STORED DATA:
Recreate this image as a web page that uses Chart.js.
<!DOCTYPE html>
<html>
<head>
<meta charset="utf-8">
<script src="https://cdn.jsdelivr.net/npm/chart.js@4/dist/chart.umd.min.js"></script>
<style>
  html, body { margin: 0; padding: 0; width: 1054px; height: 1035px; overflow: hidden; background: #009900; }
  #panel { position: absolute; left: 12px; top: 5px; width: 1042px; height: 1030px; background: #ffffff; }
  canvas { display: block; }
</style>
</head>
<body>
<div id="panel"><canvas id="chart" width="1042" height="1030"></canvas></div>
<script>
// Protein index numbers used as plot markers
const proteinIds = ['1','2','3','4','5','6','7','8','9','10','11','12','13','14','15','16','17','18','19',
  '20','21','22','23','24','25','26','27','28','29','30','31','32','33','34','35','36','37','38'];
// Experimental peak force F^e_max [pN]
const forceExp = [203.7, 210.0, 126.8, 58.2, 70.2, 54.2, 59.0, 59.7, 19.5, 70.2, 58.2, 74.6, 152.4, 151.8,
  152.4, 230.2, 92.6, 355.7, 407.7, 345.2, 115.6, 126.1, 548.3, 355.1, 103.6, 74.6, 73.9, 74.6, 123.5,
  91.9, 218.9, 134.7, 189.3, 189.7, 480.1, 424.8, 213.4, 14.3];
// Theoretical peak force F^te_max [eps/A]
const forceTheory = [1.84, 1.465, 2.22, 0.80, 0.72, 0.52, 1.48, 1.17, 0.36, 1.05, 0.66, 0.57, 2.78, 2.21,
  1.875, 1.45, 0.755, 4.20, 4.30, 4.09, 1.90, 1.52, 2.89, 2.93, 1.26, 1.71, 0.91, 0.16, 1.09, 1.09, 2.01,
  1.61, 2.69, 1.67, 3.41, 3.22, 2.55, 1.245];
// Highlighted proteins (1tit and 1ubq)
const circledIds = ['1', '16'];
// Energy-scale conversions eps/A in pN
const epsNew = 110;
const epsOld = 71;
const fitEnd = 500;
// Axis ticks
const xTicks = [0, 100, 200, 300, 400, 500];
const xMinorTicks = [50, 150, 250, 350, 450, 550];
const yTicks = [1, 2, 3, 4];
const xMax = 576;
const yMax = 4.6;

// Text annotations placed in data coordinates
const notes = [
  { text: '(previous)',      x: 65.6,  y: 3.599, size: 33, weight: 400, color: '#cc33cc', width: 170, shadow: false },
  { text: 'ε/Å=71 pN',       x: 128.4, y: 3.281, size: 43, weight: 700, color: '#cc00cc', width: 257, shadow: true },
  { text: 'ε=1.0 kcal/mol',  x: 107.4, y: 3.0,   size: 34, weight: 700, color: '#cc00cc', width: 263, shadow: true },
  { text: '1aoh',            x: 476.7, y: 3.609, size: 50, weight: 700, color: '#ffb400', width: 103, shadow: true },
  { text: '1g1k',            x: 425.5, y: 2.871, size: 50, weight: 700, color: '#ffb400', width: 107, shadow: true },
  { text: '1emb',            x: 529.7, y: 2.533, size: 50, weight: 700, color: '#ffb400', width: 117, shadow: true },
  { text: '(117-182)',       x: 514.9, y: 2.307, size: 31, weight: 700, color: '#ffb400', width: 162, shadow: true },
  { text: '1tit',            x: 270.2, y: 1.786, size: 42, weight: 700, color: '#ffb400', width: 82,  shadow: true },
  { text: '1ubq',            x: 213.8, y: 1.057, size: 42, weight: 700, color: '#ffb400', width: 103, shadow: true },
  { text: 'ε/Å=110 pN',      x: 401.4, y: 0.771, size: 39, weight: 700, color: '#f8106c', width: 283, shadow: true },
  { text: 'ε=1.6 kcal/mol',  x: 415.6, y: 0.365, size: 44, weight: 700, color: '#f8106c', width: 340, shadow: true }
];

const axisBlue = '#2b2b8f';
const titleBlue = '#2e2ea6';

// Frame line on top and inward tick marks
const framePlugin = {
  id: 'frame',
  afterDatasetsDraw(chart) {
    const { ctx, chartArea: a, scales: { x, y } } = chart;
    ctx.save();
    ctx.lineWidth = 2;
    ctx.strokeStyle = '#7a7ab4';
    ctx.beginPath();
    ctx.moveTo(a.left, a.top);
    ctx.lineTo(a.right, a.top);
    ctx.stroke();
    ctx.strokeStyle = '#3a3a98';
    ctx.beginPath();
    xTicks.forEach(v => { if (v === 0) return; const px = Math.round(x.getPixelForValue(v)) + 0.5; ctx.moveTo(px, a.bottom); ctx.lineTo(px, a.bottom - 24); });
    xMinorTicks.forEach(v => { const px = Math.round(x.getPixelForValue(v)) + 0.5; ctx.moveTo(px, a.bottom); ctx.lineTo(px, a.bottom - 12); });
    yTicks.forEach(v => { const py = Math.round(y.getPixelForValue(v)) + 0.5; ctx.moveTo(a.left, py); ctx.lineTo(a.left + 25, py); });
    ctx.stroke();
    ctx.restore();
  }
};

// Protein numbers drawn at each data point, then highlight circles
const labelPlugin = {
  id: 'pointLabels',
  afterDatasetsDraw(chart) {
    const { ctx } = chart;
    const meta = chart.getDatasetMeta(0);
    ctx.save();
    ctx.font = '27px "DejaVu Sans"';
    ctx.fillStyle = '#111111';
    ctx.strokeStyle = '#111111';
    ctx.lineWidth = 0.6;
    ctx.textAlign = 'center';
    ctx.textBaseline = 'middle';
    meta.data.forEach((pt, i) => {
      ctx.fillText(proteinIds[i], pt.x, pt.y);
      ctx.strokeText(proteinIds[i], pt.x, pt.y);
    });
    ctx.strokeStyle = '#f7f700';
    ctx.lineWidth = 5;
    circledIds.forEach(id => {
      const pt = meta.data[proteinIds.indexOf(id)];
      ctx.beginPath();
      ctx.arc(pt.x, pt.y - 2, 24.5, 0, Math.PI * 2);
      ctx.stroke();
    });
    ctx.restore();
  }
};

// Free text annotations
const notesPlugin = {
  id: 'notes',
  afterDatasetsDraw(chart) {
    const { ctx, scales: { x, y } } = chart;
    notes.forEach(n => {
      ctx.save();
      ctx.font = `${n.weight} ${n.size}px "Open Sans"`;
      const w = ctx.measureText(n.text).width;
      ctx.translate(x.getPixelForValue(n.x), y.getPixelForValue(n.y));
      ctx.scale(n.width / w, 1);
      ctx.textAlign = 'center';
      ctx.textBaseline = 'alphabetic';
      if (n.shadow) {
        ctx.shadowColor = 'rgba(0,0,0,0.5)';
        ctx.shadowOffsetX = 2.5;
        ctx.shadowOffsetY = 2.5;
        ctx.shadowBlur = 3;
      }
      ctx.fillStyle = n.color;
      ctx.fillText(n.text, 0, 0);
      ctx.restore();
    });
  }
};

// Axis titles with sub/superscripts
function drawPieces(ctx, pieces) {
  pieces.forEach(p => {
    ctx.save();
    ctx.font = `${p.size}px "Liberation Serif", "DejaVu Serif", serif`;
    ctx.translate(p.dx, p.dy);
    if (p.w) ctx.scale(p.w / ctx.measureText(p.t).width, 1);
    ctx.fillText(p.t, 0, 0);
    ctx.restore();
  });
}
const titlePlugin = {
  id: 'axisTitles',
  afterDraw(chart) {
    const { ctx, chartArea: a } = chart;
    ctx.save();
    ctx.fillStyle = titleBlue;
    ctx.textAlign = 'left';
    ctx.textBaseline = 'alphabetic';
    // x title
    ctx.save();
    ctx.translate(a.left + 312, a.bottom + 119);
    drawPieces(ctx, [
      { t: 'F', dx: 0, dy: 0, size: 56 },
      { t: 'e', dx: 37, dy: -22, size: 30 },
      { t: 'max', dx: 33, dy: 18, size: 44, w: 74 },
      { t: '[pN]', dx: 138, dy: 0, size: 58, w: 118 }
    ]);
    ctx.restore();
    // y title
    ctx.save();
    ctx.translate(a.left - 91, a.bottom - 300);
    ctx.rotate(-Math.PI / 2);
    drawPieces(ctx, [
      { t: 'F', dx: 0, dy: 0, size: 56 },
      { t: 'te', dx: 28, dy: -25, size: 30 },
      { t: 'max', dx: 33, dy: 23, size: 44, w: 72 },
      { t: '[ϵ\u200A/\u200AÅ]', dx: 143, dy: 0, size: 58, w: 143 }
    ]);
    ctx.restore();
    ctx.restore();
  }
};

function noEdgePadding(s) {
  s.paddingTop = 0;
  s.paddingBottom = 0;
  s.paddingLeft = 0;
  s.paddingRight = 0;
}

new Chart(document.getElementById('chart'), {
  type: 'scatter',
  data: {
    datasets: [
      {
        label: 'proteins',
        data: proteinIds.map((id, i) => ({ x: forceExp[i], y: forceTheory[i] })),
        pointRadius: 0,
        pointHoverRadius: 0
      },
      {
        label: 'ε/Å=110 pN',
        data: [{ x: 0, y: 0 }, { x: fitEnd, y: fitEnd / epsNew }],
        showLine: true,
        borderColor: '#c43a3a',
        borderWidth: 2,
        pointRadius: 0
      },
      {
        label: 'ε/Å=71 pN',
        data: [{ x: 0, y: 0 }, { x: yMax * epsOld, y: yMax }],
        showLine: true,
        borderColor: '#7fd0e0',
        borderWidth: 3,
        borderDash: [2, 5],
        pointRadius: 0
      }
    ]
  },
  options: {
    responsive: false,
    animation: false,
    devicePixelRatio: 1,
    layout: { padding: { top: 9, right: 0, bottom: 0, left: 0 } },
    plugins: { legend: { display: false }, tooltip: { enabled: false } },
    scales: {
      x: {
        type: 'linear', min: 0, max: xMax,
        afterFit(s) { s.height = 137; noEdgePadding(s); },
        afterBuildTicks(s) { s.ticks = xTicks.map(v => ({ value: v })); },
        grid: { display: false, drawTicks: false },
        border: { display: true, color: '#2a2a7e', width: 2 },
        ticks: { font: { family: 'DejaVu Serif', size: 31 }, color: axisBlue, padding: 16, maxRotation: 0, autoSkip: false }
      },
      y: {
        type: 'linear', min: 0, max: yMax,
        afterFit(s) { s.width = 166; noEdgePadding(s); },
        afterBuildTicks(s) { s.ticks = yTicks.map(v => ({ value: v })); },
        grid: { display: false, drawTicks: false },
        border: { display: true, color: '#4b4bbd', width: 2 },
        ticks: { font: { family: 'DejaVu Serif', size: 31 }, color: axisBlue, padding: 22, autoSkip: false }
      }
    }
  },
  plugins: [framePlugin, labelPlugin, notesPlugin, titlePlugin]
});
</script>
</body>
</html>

THE TASK: Quote the listing above from its first line to the line with "const yMax = 4.6;", inclusive, and add nothing.

FULL RESPONSE:
Recreate this image as a web page that uses Chart.js.
<!DOCTYPE html>
<html>
<head>
<meta charset="utf-8">
<script src="https://cdn.jsdelivr.net/npm/chart.js@4/dist/chart.umd.min.js"></script>
<style>
  html, body { margin: 0; padding: 0; width: 1054px; height: 1035px; overflow: hidden; background: #009900; }
  #panel { position: absolute; left: 12px; top: 5px; width: 1042px; height: 1030px; background: #ffffff; }
  canvas { display: block; }
</style>
</head>
<body>
<div id="panel"><canvas id="chart" width="1042" height="1030"></canvas></div>
<script>
// Protein index numbers used as plot markers
const proteinIds = ['1','2','3','4','5','6','7','8','9','10','11','12','13','14','15','16','17','18','19',
  '20','21','22','23','24','25','26','27','28','29','30','31','32','33','34','35','36','37','38'];
// Experimental peak force F^e_max [pN]
const forceExp = [203.7, 210.0, 126.8, 58.2, 70.2, 54.2, 59.0, 59.7, 19.5, 70.2, 58.2, 74.6, 152.4, 151.8,
  152.4, 230.2, 92.6, 355.7, 407.7, 345.2, 115.6, 126.1, 548.3, 355.1, 103.6, 74.6, 73.9, 74.6, 123.5,
  91.9, 218.9, 134.7, 189.3, 189.7, 480.1, 424.8, 213.4, 14.3];
// Theoretical peak force F^te_max [eps/A]
const forceTheory = [1.84, 1.465, 2.22, 0.80, 0.72, 0.52, 1.48, 1.17, 0.36, 1.05, 0.66, 0.57, 2.78, 2.21,
  1.875, 1.45, 0.755, 4.20, 4.30, 4.09, 1.90, 1.52, 2.89, 2.93, 1.26, 1.71, 0.91, 0.16, 1.09, 1.09, 2.01,
  1.61, 2.69, 1.67, 3.41, 3.22, 2.55, 1.245];
// Highlighted proteins (1tit and 1ubq)
const circledIds = ['1', '16'];
// Energy-scale conversions eps/A in pN
const epsNew = 110;
const epsOld = 71;
const fitEnd = 500;
// Axis ticks
const xTicks = [0, 100, 200, 300, 400, 500];
const xMinorTicks = [50, 150, 250, 350, 450, 550];
const yTicks = [1, 2, 3, 4];
const xMax = 576;
const yMax = 4.6;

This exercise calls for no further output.